عنوان مقاله [English]
Background and Objectives: Quantifying the uncertainties of the parameters of hydrological models are the role of great importance in water resource management and is a challenge that due to the large number of parameters and lack of proper physical understanding of them, these models face problems in the calibration stage. Considering the importance of water resources in Iran and the need to investigate uncertainty in order to achieve reliable results, the purpose of this study is to investigate, identify and quantify parameters uncertainty of Soil and Water Assessment Tool (SWAT) and their performance to predict watershed runoff. The Kashfrood river is a semi-arid large-scale basin in northeastern Iran using a Monte Carlo chain-based Markov chain simulation method called the Differential Evolution Adaptive Metropolis algorithm (DREAM-ZS).
Material and Methods: With the purpose of assess the uncetainty in this study only 20 out of 29 available parameters were selected and evaluated based on Regional Sensitivity Analysis (RSA) as sensitive parameters. In order to optimize the model and quantify the parameters uncertainty, scenarios S1 (first scenario) and S2 (second scenario), which belong to the DREAM-ZS algorithm, have been defined. The prior parameter ranges of the S1 scenario were determined using the final calibration of parameter ranges in SWAT-Calibration and Uncertainty Program (SWAT-CUP) software and Sequential Uncertainty Fitting version 2 (SUFI 2) algorithm, and the prior ranges of the S2 scenario were determined using a compromising approach between the prior ranges of the SWAT-CUP and posterior ranges from S1 scenario. In this study, the parameters, uncertainties and statistical analysis have to be computed via an appropriate likelihood function. Therefore, the Differential Evolution Adaptive Metropolis (DREAM-ZS) combined with the standard least squares (SLS) as a simple formal likelihood function. Also, to evaluate the performance of the model uncertainty in the two mentioned scenarios, evaluation criteria including P-factor, d-factor, Nash–Sutcliffe (NS), Total Uncertainty Index (TUI) and Average Deviation Amplitude (ADA) were used.
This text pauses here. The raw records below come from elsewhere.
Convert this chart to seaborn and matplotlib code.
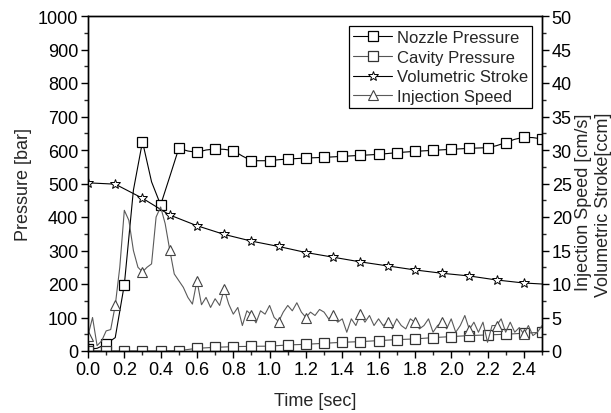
import numpy as np
import matplotlib
matplotlib.use("Agg")
import matplotlib.pyplot as plt
import seaborn as sns
from matplotlib.ticker import MultipleLocator

# ---------------- data ----------------
# Nozzle pressure [bar], sampled every 0.05 s
t_nozzle = [round(0.05 * i, 2) for i in range(51)]
nozzle = [5, 8, 21, 40, 198, 480, 625, 505, 436, 520,
          605, 597, 593, 600, 603, 602, 598, 582, 568, 568,
          568, 571, 573, 574.5, 576, 577, 578, 579.5, 581, 582.5,
          584, 585.5, 587, 589.5, 592, 594, 596, 597.5, 599, 600.5,
          602, 603.5, 605, 606, 607, 613, 622, 632, 638, 637,
          633]

# Cavity pressure [bar], every 0.1 s
t_cavity = [round(0.1 * i, 1) for i in range(26)]
cavity = [0, 0, 0, 0, 0, 1, 8, 11, 13, 14,
          14.5, 18, 20, 23, 26, 28, 31, 34, 36, 40,
          43, 46, 48, 50, 53, 56]

# Volumetric stroke [ccm], every 0.15 s (+ end point)
t_stroke = [0.0, 0.15, 0.30, 0.45, 0.60, 0.75, 0.90, 1.05, 1.20, 1.35,
            1.50, 1.65, 1.80, 1.95, 2.10, 2.25, 2.40, 2.50]
stroke = [25.1, 24.9, 22.8, 20.3, 18.7, 17.4, 16.4, 15.6, 14.7, 14.0,
          13.3, 12.7, 12.1, 11.6, 11.2, 10.6, 10.15, 10.0]

# Injection speed [cm/s], every 0.025 s
t_speed = [round(0.025 * i, 3) for i in range(101)]
speed = [2.3, 5.0, 0.8, 1.5, 3.0, 3.2, 6.8, 12.5, 21.0, 19.5,
         15.0, 12.5, 11.8, 12.5, 13.0, 20.0, 21.5, 19.0, 15.1, 11.5,
         10.5, 9.5, 8.0, 7.0, 10.5, 6.9, 8.0, 6.5, 7.8, 6.8,
         9.25, 7.0, 5.5, 6.5, 3.8, 6.0, 5.4, 4.2, 6.0, 5.5,
         6.8, 5.0, 4.4, 5.8, 6.8, 6.0, 7.2, 5.8, 5.0, 5.8,
         5.3, 6.2, 5.8, 4.8, 5.3, 4.3, 4.8, 2.8, 4.8, 3.8,
         5.5, 4.3, 5.3, 3.8, 4.8, 3.8, 4.3, 3.3, 4.8, 3.8,
         3.3, 4.8, 4.3, 3.3, 3.8, 4.8, 2.8, 3.8, 4.3, 3.3,
         4.8, 2.8, 3.8, 5.3, 3.2, 4.3, 2.8, 4.3, 1.3, 3.8,
         3.8, 4.8, 2.8, 4.3, 2.8, 3.5, 2.5, 3.8, 2.3, 2.8,
         3.8]

labels = ["Nozzle Pressure", "Cavity Pressure", "Volumetric Stroke", "Injection Speed"]
x_ticks = [0.0, 0.2, 0.4, 0.6, 0.8, 1.0, 1.2, 1.4, 1.6, 1.8, 2.0, 2.2, 2.4]

# ---------------- style ----------------
sns.set_style("ticks")
plt.rcParams["font.family"] = ["Liberation Sans", "DejaVu Sans"]
plt.rcParams["font.size"] = 13
plt.rcParams["axes.linewidth"] = 1.0

FS = 13

fig = plt.figure(figsize=(6.11, 4.14), dpi=100)
ax = fig.add_axes([88 / 611, 62 / 414, 454 / 611, 335 / 414])
ax2 = ax.twinx()

sq = dict(marker="s", markersize=6.5, markerfacecolor="white", markeredgewidth=0.9)

sns.lineplot(x=t_nozzle, y=nozzle, ax=ax, color="black", linewidth=0.8,
             markeredgecolor="black", markevery=2, label=labels[0], legend=False, **sq)
sns.lineplot(x=t_cavity, y=cavity, ax=ax, color="#555555", linewidth=0.8,
             markeredgecolor="#333333", label=labels[1], legend=False, **sq)
sns.lineplot(x=t_stroke, y=stroke, ax=ax2, color="black", linewidth=0.8,
             marker="*", markersize=7.5, markerfacecolor="white",
             markeredgecolor="black", markeredgewidth=0.7,
             markevery=slice(0, 17), label=labels[2], legend=False)
sns.lineplot(x=t_speed, y=speed, ax=ax2, color="#5a5a5a", linewidth=0.8,
             marker="^", markersize=7.5, markerfacecolor="white",
             markeredgecolor="#444444", markeredgewidth=0.8,
             markevery=6, label=labels[3], legend=False)

ax.set_xlim(0, 2.5)
ax.set_ylim(0, 1000)
ax2.set_ylim(0, 50)

ax.set_xticks(x_ticks)
ax.set_xticklabels([f"{v:.1f}" for v in x_ticks])
ax.xaxis.set_minor_locator(MultipleLocator(0.1))
ax.yaxis.set_major_locator(MultipleLocator(100))
ax.yaxis.set_minor_locator(MultipleLocator(50))
ax2.yaxis.set_major_locator(MultipleLocator(5))
ax2.yaxis.set_minor_locator(MultipleLocator(2.5))

for a in (ax, ax2):
    a.tick_params(which="major", direction="out", length=5, width=1.0,
                  labelsize=FS, colors="black", pad=2)
    a.tick_params(which="minor", direction="out", length=3, width=1.0)
    for s in a.spines.values():
        s.set_visible(True)
        s.set_color("black")
        s.set_linewidth(1.0)
ax.tick_params(top=False, right=False, which="both")
ax2.tick_params(left=False, top=False, which="both")

ax.set_xlabel("Time [sec]", fontsize=FS, labelpad=10)
ax.set_ylabel("Pressure [bar]", fontsize=FS, labelpad=4)
ax2.set_ylabel("")

fig.text(583 / 611, 1 - 202 / 414, "Injection Speed [cm/s]", rotation=90,
         ha="center", va="center", fontsize=FS)
fig.text(603 / 611, 1 - 205 / 414, "Volumetric Stroke[ccm]", rotation=90,
         ha="center", va="center", fontsize=FS)

h1, l1 = ax.get_legend_handles_labels()
h2, l2 = ax2.get_legend_handles_labels()
leg = ax2.legend(h1 + h2, l1 + l2, loc="upper right", fontsize=12,
                 frameon=True, fancybox=False, framealpha=1, edgecolor="black",
                 borderpad=0.25, labelspacing=0.28, handlelength=2.3,
                 handletextpad=0.3, borderaxespad=0.6)
leg.get_frame().set_linewidth(0.9)

fig.savefig("out.png", dpi=100)
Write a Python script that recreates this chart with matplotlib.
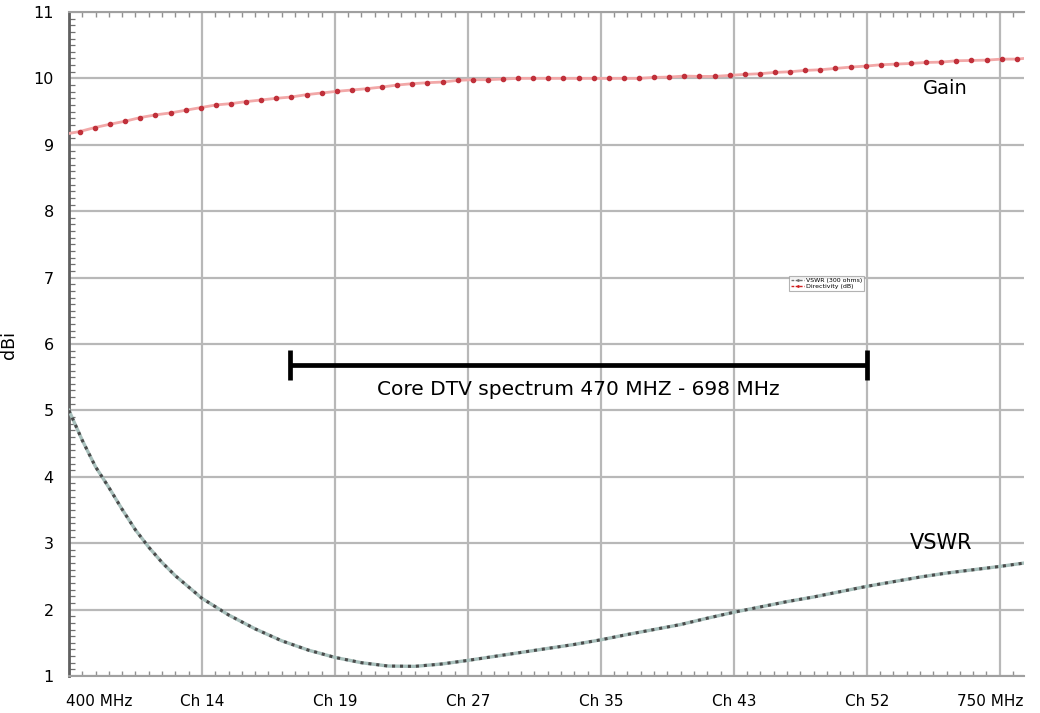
import numpy as np
import matplotlib
matplotlib.use('Agg')
import matplotlib.pyplot as plt
import matplotlib.transforms as mtransforms
from matplotlib.ticker import MultipleLocator

## data
# gain (directivity) dots, sweep 404 -> 756 MHz, plus the line ends
gain_dbi = [9.20, 9.26, 9.31, 9.355, 9.41, 9.45, 9.48, 9.52, 9.56, 9.60,
            9.62, 9.65, 9.675, 9.70, 9.72, 9.755, 9.78, 9.805, 9.825, 9.845,
            9.87, 9.90, 9.92, 9.935, 9.945, 9.97, 9.98, 9.98, 9.99, 10.0,
            10.0, 10.0, 10.0, 10.0, 10.0, 10.0, 10.0, 10.0, 10.015, 10.02,
            10.035, 10.03, 10.03, 10.045, 10.06, 10.07, 10.09, 10.10, 10.12, 10.13,
            10.15, 10.17, 10.185, 10.205, 10.215, 10.225, 10.24, 10.245, 10.265, 10.27,
            10.275, 10.29, 10.29, 10.30]
gain_start = (400, 9.17)
gain_end = (759, 10.30)

# VSWR curve
vswr_mhz = [400, 405, 410, 415, 420, 425, 430, 435, 440, 450, 460, 470, 480, 490,
            500, 510, 520, 530, 540, 550, 560, 570, 580, 590, 600, 610, 620,
            630, 640, 650, 660, 670, 680, 690, 700, 710, 720, 730, 740, 750, 759]
vswr = [5.0, 4.55, 4.15, 3.84, 3.51, 3.20, 2.94, 2.71, 2.51, 2.17, 1.92, 1.71, 1.53, 1.39,
        1.28, 1.20, 1.15, 1.145, 1.18, 1.235, 1.295, 1.355, 1.415, 1.475, 1.545, 1.625, 1.70,
        1.775, 1.87, 1.96, 2.04, 2.12, 2.19, 2.27, 2.35, 2.42, 2.49, 2.55, 2.60, 2.65, 2.70]

tick_mhz = [400, 450, 500, 550, 600, 650, 700, 750]
tick_labels = ['400 MHz', 'Ch 14', 'Ch 19', 'Ch 27', 'Ch 35', 'Ch 43', 'Ch 52', '750 MHz']
core_band = (483, 700)   # where the bar is drawn (labelled 470 - 698)

fig = plt.figure(figsize=(10.4, 7.13), dpi=100)
ax = fig.add_axes([0.0663, 0.0519, 0.918, 0.9313])

gain_mhz = np.linspace(404.1, 756.4, len(gain_dbi) - 1)
gx = [gain_start[0]] + list(gain_mhz) + [gain_end[0]]
gy = [gain_start[1]] + gain_dbi[:-1] + [gain_end[1]]

# gain: pink line with dark red dots
ax.plot(gx, gy, color='#f2a8a8', lw=2.0, zorder=3)
ax.plot(gx[1:-1], gy[1:-1], ls='none', marker='o', ms=3.0,
        color='#c0303a', mec='#c0303a', zorder=4)

# VSWR: grey-green line with dense dark dots
ax.plot(vswr_mhz, vswr, color='#a8c0bc', lw=2.4, zorder=3)
ax.plot(vswr_mhz, vswr, color='#4a4a4a', lw=2.2, ls=(0, (1.0, 1.6)), zorder=4)

# legend proxies
h1, = ax.plot([], [], color='#707070', ls=(0, (2, 1)), lw=1, marker='.', ms=2)
h2, = ax.plot([], [], color='#d02020', ls=(0, (2, 1)), lw=1, marker='.', ms=2)
leg = ax.legend([h1, h2], ['VSWR (300 ohms)', 'Directivity (dB)'],
                loc='upper left', bbox_to_anchor=(0.754, 0.603), fontsize=4.5,
                frameon=True, fancybox=False, handlelength=2.2, borderpad=0.3,
                labelspacing=0.15, handletextpad=0.3, borderaxespad=0)
leg.get_frame().set_edgecolor('#a0a0a0')
leg.get_frame().set_linewidth(0.8)

# core DTV bar
ax.errorbar((core_band[0] + core_band[1]) / 2, 5.68,
            xerr=(core_band[1] - core_band[0]) / 2, fmt='none',
            ecolor='black', elinewidth=3.4, capsize=10.8, capthick=3.4, zorder=5)
ax.text((core_band[0] + core_band[1]) / 2, 5.31, 'Core DTV spectrum 470 MHZ - 698 MHz',
        ha='center', va='center', fontsize=14.5)

ax.text(729.5, 9.85, 'Gain', ha='center', va='center', fontsize=14)
ax.text(728, 3.0, 'VSWR', ha='center', va='center', fontsize=15)

# axes
ax.set_xlim(400, 759)
ax.set_ylim(1.01, 11)
ax.set_xticks(tick_mhz)
ax.set_xticklabels(tick_labels, fontsize=11)
ax.set_yticks(range(1, 12))
ax.set_yticklabels([str(v) for v in range(1, 12)], fontsize=11.5)
ax.xaxis.set_minor_locator(MultipleLocator(5))
ax.yaxis.set_minor_locator(MultipleLocator(0.1))
ax.tick_params(axis='x', which='both', direction='in', top=True, color='#909090')
ax.tick_params(axis='x', which='major', length=0, pad=13)
ax.tick_params(axis='x', which='minor', length=3.5, width=1)
ax.tick_params(axis='y', which='major', length=0, pad=11)
ax.tick_params(axis='y', which='minor', direction='in', length=4, width=0.9, color='#707070')

labels = ax.get_xticklabels()
labels[0].set_ha('left')
labels[0].set_transform(labels[0].get_transform() +
                        mtransforms.ScaledTranslation(-3 / 100, 0, fig.dpi_scale_trans))
labels[-1].set_transform(labels[-1].get_transform() +
                         mtransforms.ScaledTranslation(-10 / 100, 0, fig.dpi_scale_trans))

ax.set_ylabel('dBi', fontsize=12.5)
ax.yaxis.set_label_coords(-0.0534, 0.4985)

ax.grid(True, which='major', color='#b8b8b8', lw=1.6)
ax.set_axisbelow(True)
ax.spines['right'].set_visible(False)
ax.spines['top'].set_color('#a0a0a0')
ax.spines['top'].set_linewidth(1.5)
ax.spines['bottom'].set_color('#a0a0a0')
ax.spines['bottom'].set_linewidth(1.5)
ax.spines['left'].set_color('#606060')
ax.spines['left'].set_linewidth(2)

fig.savefig('out.png', dpi=100)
Results: P-factor, d-factor, Nash–Sutcliffe (NS), Total Uncertainty Index (TUI) and Average Deviation Amplitude (ADA) showed that the S2 scenario has a better performance than scenario S1 in reducing forecast uncertainties. According to S1 simulation, the NS coefficient ranged from 0.54 to 0.72, while in S2 simulation, it ranged from 0.63 to 0.78. The TUI for total uncertainty was in a range of 0.2–0.6 and 0.22–0.66 for S1 and S2 scenarios, respectively. The S1 and S2 simulations led to the TUI of 0.63–0.94 and 0.74–1.22 for parameter uncertainty, respectively. Finally, ADA index for total uncertainty was 0.098 and 0.445 for S1 and S2 scenarios, while in accordance to S1 and S2 simulations, the ADA index for parameter uncertainty was 0.098 and 0.451, respectively.
Conclusion: The DREAM-ZS algorithm improved the calibration efficiency of the model and led to the presentation of more real values of runoff simulation parameters by the SWAT model in the Kashafrood River Basin.